Further to the spud announcement of 10 July 2024, the Andrews 2-17 well was drilled to a Total Depth of 4,850 feet.
The main objective for this well, the Hunton Limestone, is confirmed to be present and was penetrated at approximately 4,180 feet (Measured Depth), showing elevated gas readings, good oil and gas shows, stain and fluorescence from top to bottom of the interval and is hydrocarbon bearing as interpreted from the wireline logs.
Completion and production testing of the Andrews 2-17 well is scheduled to commence within the next 14 days.

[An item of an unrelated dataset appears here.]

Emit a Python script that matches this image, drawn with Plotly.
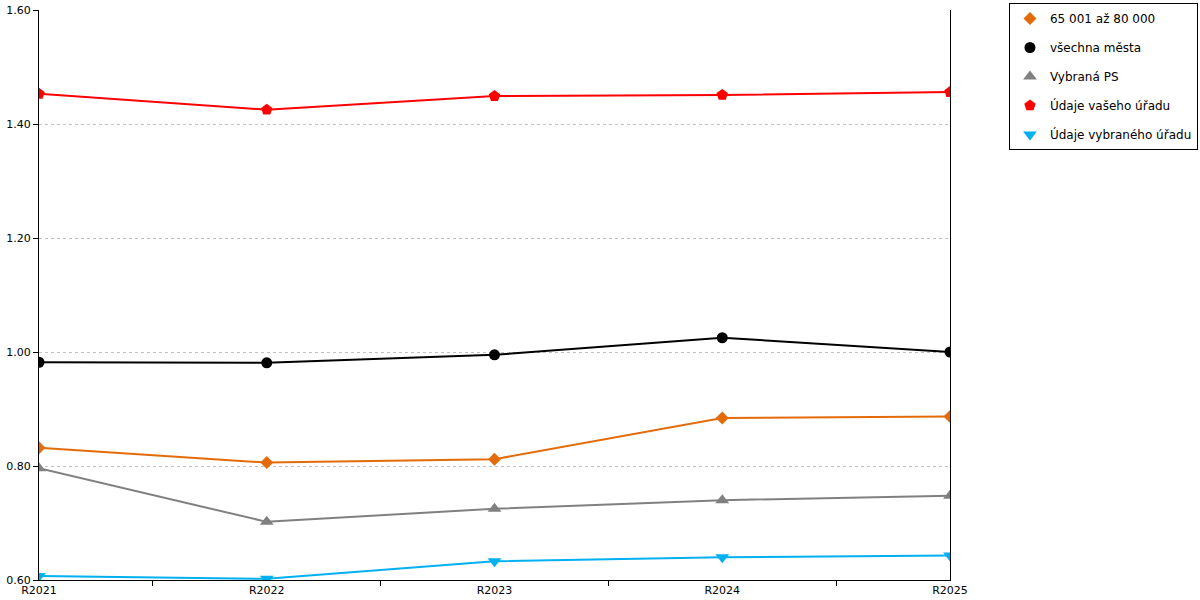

The Hunton Limestone is one of the main hydrocarbon reservoirs in Oklahoma and is unconformably overlain by the main oil-prone source rock, the prolific Woodford Shale.
Drilling and completion costs have already been paid for from the Company’s cash resources.
Further announcements will be made when more information becomes available.
David Bramhill, Executive Chairman of Union Jack, commented:
“As we learn more about the technical and production attributes of the Andrews 2-17 well over the coming weeks, I am certain that our United States drilling activities will be accelerated and another positive phase of growth will be added to the Company’s already successful ventures on both sides of the Atlantic.
“Work continues on the gas export pipeline at the site of the commercial Andrews 1-17 well (Union Jack 45%) and as previously reported we expect to update the market on progress on this well in early August 2024.”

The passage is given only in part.